Todos los límites han sido transgredidos. De la decencia y de la vergüenza. Trump habla sin rubor de su “gran e inigualable sabiduría” en la explicación del abandono de sus aliados kurdos. Horas después, remite al Congreso una carta digna de un déspota, en la que desautoriza el procedimiento de destitución parlamentaria con argumentos impropios de la historia constitucional de Estados Unidos. El escrito considera que el Congreso no tiene derecho al control sobre el presidente y declara ilegal, anticonstitucional y antidemocrático todo el procedimiento, por cuanto su objetivo es corregir el resultado de la elección presidencial de 2016 y evitar la repetición de su victoria en la de 2020.

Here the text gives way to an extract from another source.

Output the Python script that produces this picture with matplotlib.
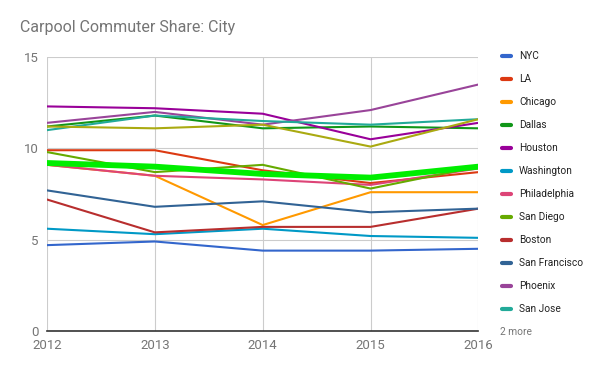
import matplotlib.pyplot as plt
from matplotlib.lines import Line2D

plt.rcParams["font.family"] = ["Roboto", "DejaVu Sans"]

years = [2012, 2013, 2014, 2015, 2016]

nyc = [4.7, 4.9, 4.4, 4.4, 4.5]
la = [9.9, 9.9, 8.8, 8.1, 8.7]
chicago = [9.1, 8.5, 5.8, 7.6, 7.6]
dallas = [11.2, 11.8, 11.1, 11.2, 11.1]
houston = [12.3, 12.2, 11.9, 10.5, 11.4]
washington = [5.6, 5.3, 5.6, 5.2, 5.1]
philadelphia = [9.1, 8.5, 8.3, 8.0, 8.9]
san_diego = [9.8, 8.7, 9.1, 7.8, 9.0]
boston = [7.2, 5.4, 5.7, 5.7, 6.7]
san_francisco = [7.7, 6.8, 7.1, 6.5, 6.7]
phoenix = [11.4, 12.0, 11.3, 12.1, 13.5]
san_jose = [11.0, 11.8, 11.5, 11.3, 11.6]
extra_olive = [11.2, 11.1, 11.3, 10.1, 11.6]
extra_green = [9.2, 9.0, 8.6, 8.4, 9.0]

series = [
    ("NYC", nyc, "#3366cc"),
    ("LA", la, "#dc3912"),
    ("Chicago", chicago, "#ff9900"),
    ("Dallas", dallas, "#109618"),
    ("Houston", houston, "#990099"),
    ("Washington", washington, "#0099c6"),
    ("Philadelphia", philadelphia, "#dd4477"),
    ("San Diego", san_diego, "#66aa00"),
    ("Boston", boston, "#b82e2e"),
    ("San Francisco", san_francisco, "#316395"),
    ("Phoenix", phoenix, "#994499"),
    ("San Jose", san_jose, "#22aa99"),
]
hidden = [
    ("extra 1", extra_olive, "#aaaa11", 1.5),
    ("extra 2", extra_green, "#00ee00", 4.2),
]

fig = plt.figure(figsize=(6, 3.71), dpi=100)
ax = fig.add_axes([0.0783, 0.108, 0.719, 0.738])

for name, vals, color in series:
    ax.plot(years, vals, color=color, lw=1.5, solid_capstyle="round")
for name, vals, color, lw in hidden:
    ax.plot(years, vals, color=color, lw=lw, solid_capstyle="round")

ax.set_xlim(2012, 2016)
ax.set_ylim(0, 15)
ax.set_xticks(years)
ax.set_yticks([0, 5, 10, 15])
ax.grid(color="#cccccc", lw=0.8)
ax.set_axisbelow(True)
for side in ["top", "right", "left"]:
    ax.spines[side].set_visible(False)
ax.spines["bottom"].set_color("#333333")
ax.spines["bottom"].set_linewidth(1.2)
ax.tick_params(length=0, colors="#757575", labelsize=9.5)
ax.tick_params(axis="x", pad=6)
ax.tick_params(axis="y", pad=6)

fig.text(0.033, 0.925, "Carpool Commuter Share: City", fontsize=11.5, color="#757575", va="center")

# legend drawn by hand to keep Google-style spacing
for i, (name, vals, color) in enumerate(series):
    y = 1 - (56 + 23 * i) / 371
    fig.add_artist(Line2D([0.837, 0.851], [y, y], color=color, lw=3, solid_capstyle="round"))
    fig.text(0.865, y, name, fontsize=7.3, color="#222222", va="center")
fig.text(0.833, 1 - (56 + 23 * 12) / 371, "2 more", fontsize=7.3, color="#757575", va="center")

fig.savefig("out.png", dpi=100)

Es una declaración de guerra al Congreso, en la que rechaza todas las demandas de documentos y convocatorias a testificar a altos funcionarios. No es la primera denegación a la Cámara de Representantes, pero esta tiene un carácter general y definitivo. Poco antes, el Departamento de Estado ya había prohibido la testificación del embajador en Bruselas, Gordon Sondland, sobre su participación en las gestiones ante el presidente de Ucrania, Volodímir Zelenski, con las que Trump trataba de obtener la investigación de los negocios ucranios del ex vicepresidente y candidato demócrata Joe Biden y su hijo Hunter.
El caso que ha desencadenado el procedimiento de destitución o impeachment no puede ser más claro. Trump presionó a Zelenski para que le proporcionara pruebas de la supuesta participación de una empresa ucrania en favor de Hillary Clinton en la campaña electoral e investigara a los Biden, padre e hijo, por su implicación en negocios supuestamente corruptos en Ucrania. Para convencer al presidente de este país aliado y en guerra, bloqueó una ayuda militar de 400 millones de dólares.
Tres son las fechorías que se dilucidan. La primera es la traición, que en el caso de Trump obligaría a probar que actuó como agente del Kremlin, especialmente en la interferencia rusa en la elección presidencial, investigada sin conclusiones definitivas por el fiscal Robert Mueller, pero también en unas presiones sobre Ucrania que solo favorecen a Putin, el vecino que mantiene la guerra en la cuenca del Donbás y se ha anexionado la península de Crimea.
La segunda es la corrupción, reconocible a simple vista tratándose de un mandatario que confunde los intereses privados con los de su país. La tercera entra en el capítulo más impreciso de “delitos y faltas graves”, entre los que se cuenta especialmente el más típico, como es el abuso de poder. Esta es la dirección tomada por la investigación, acompañada por el encubrimiento y la obstrucción a la justicia, reconocibles en las denegaciones de documentos, las prohibiciones a comparecer ante el Congreso y la carta en la que el presidente se declara exento del control parlamentario, por encima de las leyes y de la Constitución, como si fuera un monarca absoluto.